JOMBANG MEDIA NUSANTARA.Com – Pemerintah Kabupaten (Pemkab) Jombang, Jawa Timur, menegaskan tidak akan menaikkan pajak daerah hingga tahun 2026. Komitmen tersebut disampaikan langsung oleh Bupati Jombang, H. Warsubi dalam siaran pers usai Rapat Paripurna DPRD, Senin (11/8/2025). Pernyataan ini menjadi jawaban atas keresahan publik terkait beban pajak di tengah kondisi ekonomi yang belum sepenuhnya pulih.
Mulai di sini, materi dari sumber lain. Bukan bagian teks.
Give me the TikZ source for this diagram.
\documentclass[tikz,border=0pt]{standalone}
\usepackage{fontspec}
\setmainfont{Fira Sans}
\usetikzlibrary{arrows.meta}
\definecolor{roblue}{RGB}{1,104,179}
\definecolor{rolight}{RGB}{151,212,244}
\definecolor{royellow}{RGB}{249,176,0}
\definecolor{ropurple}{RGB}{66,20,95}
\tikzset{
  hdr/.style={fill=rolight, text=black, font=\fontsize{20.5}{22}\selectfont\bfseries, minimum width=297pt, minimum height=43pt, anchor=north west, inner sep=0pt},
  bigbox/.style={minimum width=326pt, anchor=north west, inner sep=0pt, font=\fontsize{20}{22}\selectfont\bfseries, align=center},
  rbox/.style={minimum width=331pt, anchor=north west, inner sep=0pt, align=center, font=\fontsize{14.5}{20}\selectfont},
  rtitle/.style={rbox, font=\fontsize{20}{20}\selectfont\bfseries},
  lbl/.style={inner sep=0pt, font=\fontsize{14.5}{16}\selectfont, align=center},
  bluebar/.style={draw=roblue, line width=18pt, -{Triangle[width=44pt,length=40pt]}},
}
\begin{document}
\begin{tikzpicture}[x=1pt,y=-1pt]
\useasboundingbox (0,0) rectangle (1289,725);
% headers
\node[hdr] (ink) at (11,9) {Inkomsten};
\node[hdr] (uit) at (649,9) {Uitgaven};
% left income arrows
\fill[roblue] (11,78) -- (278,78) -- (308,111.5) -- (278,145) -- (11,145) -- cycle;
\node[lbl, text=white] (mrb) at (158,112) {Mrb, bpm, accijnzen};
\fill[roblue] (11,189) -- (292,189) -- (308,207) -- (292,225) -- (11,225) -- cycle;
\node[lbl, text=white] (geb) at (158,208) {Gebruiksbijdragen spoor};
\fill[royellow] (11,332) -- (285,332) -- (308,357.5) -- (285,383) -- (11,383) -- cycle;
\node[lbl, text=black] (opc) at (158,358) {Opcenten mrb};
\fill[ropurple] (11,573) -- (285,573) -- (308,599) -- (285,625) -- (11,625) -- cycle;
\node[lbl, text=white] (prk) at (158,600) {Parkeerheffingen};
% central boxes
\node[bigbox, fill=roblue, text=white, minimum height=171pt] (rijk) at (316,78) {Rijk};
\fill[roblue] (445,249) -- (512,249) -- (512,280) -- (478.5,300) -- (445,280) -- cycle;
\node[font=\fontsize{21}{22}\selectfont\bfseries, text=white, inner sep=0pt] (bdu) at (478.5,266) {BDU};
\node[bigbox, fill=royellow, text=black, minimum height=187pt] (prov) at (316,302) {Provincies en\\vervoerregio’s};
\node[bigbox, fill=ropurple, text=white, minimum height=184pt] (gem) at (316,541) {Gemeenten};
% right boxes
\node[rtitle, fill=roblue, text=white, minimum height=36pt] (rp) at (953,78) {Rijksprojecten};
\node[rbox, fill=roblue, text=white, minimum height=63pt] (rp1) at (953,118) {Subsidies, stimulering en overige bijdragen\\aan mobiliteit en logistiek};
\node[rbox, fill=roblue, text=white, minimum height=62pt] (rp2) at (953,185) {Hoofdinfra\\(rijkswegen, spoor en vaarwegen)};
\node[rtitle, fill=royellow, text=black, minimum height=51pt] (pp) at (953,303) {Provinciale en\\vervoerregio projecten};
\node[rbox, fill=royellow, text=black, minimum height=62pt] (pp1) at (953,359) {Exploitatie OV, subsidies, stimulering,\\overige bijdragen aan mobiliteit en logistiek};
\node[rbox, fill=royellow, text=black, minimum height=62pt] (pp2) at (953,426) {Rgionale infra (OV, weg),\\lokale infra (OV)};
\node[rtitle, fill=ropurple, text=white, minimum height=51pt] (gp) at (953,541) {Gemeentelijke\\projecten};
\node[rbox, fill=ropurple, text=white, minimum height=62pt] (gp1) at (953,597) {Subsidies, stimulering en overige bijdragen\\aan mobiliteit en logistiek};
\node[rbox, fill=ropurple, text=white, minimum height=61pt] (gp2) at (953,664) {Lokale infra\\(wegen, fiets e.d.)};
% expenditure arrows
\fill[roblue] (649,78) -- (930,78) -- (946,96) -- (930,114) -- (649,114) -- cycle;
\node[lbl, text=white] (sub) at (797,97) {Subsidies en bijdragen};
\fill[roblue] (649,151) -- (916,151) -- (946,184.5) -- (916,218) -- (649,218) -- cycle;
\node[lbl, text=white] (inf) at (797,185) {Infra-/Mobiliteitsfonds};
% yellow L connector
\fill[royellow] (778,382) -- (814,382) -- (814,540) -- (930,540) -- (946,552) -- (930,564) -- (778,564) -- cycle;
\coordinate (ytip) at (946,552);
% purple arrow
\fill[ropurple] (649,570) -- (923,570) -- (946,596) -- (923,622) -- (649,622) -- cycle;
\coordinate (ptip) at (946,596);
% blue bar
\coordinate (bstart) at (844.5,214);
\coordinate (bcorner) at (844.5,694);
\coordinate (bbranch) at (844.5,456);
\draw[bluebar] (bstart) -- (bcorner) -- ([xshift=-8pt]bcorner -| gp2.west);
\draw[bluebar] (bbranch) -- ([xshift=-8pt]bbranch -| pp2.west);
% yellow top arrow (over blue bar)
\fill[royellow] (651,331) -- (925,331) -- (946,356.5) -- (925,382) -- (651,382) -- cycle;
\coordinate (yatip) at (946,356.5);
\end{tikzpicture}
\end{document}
Bupati Warsubi menjelaskan, revisi Peraturan Daerah Nomor 13 Tahun 2023 tentang Pajak Daerah dan Retribusi Daerah merupakan tindak lanjut dari rekomendasi Kementerian Dalam Negeri (Kemendagri) dan Kementerian Keuangan (Kemenkeu). Langkah ini sesuai amanat Undang-Undang Nomor 1 Tahun 2022 tentang Hubungan Keuangan Pemerintah Pusat dan Daerah, yang mengharuskan sejumlah pasal dalam perda disesuaikan agar selaras dengan peraturan pusat.
Meski demikian, Bupati memastikan revisi perda tidak akan dijadikan alasan untuk menaikkan tarif pajak.
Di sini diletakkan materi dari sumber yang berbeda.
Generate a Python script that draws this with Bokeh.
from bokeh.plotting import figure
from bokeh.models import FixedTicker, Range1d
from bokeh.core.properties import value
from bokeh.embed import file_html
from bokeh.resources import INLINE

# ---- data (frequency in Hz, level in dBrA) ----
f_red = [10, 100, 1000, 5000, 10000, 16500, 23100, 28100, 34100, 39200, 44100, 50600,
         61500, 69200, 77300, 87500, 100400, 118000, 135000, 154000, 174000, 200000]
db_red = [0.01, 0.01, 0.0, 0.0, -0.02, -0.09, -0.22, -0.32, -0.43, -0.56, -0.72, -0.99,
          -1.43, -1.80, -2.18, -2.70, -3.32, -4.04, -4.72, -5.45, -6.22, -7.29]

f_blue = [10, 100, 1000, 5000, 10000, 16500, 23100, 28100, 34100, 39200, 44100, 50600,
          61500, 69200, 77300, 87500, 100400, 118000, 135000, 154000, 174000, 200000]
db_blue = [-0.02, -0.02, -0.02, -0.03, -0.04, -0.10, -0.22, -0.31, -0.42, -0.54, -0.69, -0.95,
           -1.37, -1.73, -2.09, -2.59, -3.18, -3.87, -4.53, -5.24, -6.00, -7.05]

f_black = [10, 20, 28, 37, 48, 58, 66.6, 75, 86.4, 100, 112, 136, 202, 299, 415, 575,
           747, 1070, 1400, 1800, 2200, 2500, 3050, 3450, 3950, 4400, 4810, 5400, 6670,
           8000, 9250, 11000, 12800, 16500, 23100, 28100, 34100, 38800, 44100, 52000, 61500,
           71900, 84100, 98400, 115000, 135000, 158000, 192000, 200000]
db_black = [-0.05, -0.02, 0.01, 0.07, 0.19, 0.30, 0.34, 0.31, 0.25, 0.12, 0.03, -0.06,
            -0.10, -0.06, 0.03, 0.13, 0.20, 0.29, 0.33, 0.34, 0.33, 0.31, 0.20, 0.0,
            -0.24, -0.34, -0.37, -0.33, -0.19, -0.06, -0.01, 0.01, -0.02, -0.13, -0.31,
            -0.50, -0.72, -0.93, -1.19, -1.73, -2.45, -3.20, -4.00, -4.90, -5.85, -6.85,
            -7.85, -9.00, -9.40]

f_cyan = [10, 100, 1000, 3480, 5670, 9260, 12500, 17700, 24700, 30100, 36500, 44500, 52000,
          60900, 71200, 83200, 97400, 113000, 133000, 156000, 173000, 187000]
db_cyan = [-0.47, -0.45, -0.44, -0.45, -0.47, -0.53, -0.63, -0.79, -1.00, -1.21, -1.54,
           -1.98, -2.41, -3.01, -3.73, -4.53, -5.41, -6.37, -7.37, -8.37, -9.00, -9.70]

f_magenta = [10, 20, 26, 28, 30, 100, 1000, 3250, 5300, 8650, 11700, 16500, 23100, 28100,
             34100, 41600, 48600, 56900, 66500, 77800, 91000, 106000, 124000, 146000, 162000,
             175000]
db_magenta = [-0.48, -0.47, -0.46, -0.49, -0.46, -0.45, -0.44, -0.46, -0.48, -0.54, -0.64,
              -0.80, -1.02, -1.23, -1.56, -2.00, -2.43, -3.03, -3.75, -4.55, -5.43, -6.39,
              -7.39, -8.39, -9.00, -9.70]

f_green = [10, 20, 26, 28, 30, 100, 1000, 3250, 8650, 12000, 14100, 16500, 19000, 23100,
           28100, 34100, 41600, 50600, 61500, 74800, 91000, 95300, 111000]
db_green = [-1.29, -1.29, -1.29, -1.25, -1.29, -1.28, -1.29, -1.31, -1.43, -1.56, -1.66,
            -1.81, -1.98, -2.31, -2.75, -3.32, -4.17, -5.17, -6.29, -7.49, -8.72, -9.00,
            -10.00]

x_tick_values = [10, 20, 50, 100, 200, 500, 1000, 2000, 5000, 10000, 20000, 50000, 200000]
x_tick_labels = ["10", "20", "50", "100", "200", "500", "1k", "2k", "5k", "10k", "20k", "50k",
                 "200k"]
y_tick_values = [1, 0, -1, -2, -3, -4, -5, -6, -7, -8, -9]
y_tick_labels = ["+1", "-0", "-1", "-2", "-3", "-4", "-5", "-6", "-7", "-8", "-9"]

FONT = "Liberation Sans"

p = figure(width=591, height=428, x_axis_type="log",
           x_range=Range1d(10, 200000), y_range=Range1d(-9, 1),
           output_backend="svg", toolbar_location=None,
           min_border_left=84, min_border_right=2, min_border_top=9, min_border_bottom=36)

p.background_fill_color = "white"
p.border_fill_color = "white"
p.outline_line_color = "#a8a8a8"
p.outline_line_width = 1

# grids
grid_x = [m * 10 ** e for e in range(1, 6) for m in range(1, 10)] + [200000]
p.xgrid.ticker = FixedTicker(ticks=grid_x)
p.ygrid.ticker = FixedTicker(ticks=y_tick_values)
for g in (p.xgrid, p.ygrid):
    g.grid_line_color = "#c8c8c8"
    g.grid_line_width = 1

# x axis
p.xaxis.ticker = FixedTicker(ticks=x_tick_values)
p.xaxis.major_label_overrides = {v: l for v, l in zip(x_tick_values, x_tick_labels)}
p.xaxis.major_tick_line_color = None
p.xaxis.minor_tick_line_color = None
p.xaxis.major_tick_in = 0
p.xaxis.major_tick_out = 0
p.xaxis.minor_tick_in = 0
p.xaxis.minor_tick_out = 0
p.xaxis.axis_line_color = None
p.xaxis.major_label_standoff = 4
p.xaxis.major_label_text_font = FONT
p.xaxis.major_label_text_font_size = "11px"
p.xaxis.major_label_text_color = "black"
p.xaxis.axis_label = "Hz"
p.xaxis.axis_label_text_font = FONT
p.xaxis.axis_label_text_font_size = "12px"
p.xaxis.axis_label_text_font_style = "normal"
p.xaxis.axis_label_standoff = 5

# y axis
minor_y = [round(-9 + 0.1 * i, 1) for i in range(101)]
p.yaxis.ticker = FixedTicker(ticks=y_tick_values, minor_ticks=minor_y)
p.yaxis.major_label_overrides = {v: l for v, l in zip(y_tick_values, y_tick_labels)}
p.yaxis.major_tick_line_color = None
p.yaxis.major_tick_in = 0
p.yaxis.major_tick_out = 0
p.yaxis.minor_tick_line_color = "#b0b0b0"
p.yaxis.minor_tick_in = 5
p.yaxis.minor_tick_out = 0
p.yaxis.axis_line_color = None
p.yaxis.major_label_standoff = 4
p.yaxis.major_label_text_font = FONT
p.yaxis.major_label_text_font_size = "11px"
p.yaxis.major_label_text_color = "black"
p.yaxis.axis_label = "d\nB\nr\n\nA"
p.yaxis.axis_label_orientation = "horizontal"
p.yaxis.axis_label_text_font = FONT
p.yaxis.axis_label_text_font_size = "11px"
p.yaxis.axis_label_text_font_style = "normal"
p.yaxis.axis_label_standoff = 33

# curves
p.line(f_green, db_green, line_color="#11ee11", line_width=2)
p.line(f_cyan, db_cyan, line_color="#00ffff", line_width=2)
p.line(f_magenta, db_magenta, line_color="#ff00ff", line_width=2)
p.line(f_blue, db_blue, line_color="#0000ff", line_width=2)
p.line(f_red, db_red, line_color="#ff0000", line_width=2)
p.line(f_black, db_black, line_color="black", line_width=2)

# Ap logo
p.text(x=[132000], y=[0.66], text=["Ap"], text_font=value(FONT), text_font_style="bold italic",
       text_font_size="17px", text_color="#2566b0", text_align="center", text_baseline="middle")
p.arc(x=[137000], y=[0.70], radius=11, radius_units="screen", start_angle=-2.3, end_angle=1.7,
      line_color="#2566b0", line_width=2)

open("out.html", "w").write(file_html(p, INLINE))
“Tidak akan ada kenaikan pajak apapun pada tahun 2026. Ini komitmen kami untuk melindungi kepentingan rakyat,” tegas Warsubi yang didampingi Wabup H Salmanuddin dan Ketua DPRD Hadi Atmaji.
Sebagai bentuk keberpihakan kepada masyarakat, terutama berpenghasilan rendah, Pemkab menetapkan tiga kebijakan konkret:
Pembebasan Bea Perolehan Hak atas Tanah dan Bangunan (BPHTB) bagi Masyarakat Berpenghasilan Rendah (MBR) yang memenuhi syarat.
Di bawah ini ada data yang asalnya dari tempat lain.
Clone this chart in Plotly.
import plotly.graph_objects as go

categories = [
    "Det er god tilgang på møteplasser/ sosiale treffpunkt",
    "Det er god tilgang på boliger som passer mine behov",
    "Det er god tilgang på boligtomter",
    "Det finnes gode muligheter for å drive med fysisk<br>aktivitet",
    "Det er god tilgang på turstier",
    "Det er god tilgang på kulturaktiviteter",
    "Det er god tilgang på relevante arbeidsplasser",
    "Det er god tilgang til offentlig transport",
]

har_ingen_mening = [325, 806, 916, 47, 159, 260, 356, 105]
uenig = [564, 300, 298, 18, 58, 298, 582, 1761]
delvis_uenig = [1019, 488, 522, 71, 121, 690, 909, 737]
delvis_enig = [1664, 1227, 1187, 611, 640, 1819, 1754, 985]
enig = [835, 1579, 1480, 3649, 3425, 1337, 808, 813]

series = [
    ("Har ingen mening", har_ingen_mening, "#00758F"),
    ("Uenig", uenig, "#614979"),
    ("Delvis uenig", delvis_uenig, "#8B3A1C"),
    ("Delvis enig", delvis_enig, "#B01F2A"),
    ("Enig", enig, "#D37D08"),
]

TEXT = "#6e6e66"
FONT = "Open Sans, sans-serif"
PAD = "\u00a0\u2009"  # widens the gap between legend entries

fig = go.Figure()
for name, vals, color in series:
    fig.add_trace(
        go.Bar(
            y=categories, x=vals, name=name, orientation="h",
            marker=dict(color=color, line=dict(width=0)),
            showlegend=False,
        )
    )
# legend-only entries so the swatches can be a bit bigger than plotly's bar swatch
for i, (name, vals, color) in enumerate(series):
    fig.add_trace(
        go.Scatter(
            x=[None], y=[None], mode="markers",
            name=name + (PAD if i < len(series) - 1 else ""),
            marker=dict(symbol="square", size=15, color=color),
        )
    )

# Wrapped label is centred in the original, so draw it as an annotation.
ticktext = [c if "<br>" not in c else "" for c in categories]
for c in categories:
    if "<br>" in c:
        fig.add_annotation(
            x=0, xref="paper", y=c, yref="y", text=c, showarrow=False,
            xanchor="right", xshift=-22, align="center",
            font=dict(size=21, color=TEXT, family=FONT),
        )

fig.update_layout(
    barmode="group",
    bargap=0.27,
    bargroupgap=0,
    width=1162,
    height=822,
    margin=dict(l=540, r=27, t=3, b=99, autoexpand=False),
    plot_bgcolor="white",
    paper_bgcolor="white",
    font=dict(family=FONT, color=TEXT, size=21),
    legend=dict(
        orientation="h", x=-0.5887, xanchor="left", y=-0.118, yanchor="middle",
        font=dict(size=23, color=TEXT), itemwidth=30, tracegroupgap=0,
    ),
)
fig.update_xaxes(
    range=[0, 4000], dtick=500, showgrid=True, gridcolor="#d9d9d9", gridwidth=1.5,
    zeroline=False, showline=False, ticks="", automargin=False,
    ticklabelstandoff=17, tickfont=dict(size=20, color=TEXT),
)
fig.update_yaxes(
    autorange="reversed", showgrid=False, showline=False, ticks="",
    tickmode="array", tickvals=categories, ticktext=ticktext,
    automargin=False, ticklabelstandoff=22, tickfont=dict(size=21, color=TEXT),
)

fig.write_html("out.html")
Penghapusan denda pajak bagi seluruh wajib pajak mulai 1 Agustus hingga 31 Desember 2025.
Diskon hingga 35% BPHTB untuk semua jenis transaksi guna meringankan beban pembayaran.
Bupati juga memerintahkan Bapenda Jombang untuk mengawal kebijakan tersebut di lapangan.
“Kami tekankan agar seluruh proses dilakukan cepat, transparan, dan profesional, termasuk menindaklanjuti setiap keberatan warga,” ujarnya.
Kebijakan ini disambut positif oleh sebagian masyarakat karena dinilai memberi ruang napas di tengah tingginya biaya hidup. Namun, sejumlah pengamat mengingatkan agar pelaksanaannya diawasi ketat, sehingga pembebasan dan diskon pajak benar-benar tepat sasaran dan tidak dimanfaatkan pihak yang tidak berhak.
“Pemerintah daerah harus memastikan validasi data MBR dilakukan akurat, transparan, dan bebas titipan. Kalau tidak, kebijakan yang niatnya baik ini bisa bocor dan tidak sampai ke masyarakat yang paling membutuhkan,” kata seorang pemerhati kebijakan publik di Jombang.
Dengan prinsip keadilan, keterbukaan, dan netralitas yang diklaim Pemkab, pelaksanaan kebijakan ini akan menjadi ujian nyata: apakah benar berpihak kepada rakyat atau sekadar pencitraan menjelang momentum politik.